▸ PROBLEM TO SOLVE: Print exactly what lies from the line with "Rebuild this chart" down to the line with "plt.rcParams['axes.unicode_minus'] = False", counting both of those lines, but not the pictures.

▸ RECORDS FOR THIS EXERCISE:

++++++

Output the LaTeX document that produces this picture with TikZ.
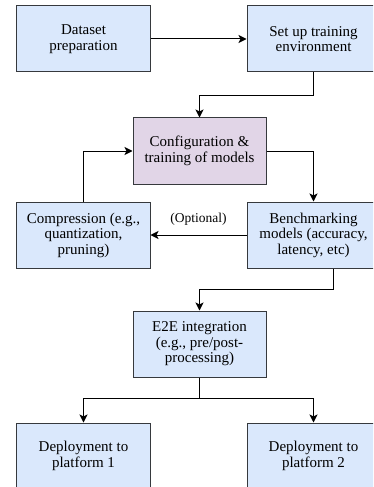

++++++

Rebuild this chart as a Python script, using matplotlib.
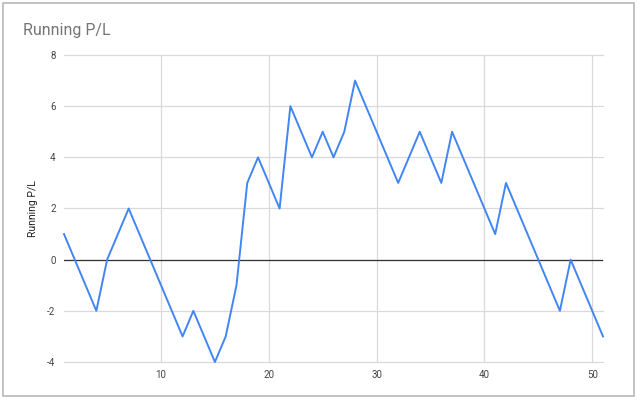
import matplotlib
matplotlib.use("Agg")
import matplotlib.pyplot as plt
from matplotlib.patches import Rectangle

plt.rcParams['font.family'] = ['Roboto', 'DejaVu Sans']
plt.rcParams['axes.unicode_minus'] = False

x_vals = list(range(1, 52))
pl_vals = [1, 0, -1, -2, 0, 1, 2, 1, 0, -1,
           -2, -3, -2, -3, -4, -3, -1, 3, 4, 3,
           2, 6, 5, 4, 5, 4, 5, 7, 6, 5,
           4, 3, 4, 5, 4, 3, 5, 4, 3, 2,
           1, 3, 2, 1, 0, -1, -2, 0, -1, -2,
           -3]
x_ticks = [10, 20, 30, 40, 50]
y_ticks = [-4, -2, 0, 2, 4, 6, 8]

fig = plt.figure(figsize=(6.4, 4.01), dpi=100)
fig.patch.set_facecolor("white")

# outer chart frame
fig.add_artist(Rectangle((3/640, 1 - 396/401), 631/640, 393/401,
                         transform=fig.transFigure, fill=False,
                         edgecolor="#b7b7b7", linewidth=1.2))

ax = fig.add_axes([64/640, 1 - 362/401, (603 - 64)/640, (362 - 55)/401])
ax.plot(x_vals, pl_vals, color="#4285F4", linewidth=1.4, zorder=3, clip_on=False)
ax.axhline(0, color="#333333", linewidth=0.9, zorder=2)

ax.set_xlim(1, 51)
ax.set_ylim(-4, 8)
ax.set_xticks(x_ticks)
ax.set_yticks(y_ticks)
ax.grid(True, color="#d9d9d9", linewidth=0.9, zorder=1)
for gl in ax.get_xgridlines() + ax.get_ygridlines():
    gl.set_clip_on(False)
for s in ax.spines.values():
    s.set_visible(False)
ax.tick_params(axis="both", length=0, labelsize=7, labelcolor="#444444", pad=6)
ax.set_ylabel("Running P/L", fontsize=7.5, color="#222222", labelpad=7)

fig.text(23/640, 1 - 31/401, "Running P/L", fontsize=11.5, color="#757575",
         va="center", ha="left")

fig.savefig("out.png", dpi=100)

++++++

▸ PROBLEM SOLUTION:
Rebuild this chart as a Python script, using matplotlib.
import matplotlib
matplotlib.use("Agg")
import matplotlib.pyplot as plt
from matplotlib.patches import Rectangle

plt.rcParams['font.family'] = ['Roboto', 'DejaVu Sans']
plt.rcParams['axes.unicode_minus'] = False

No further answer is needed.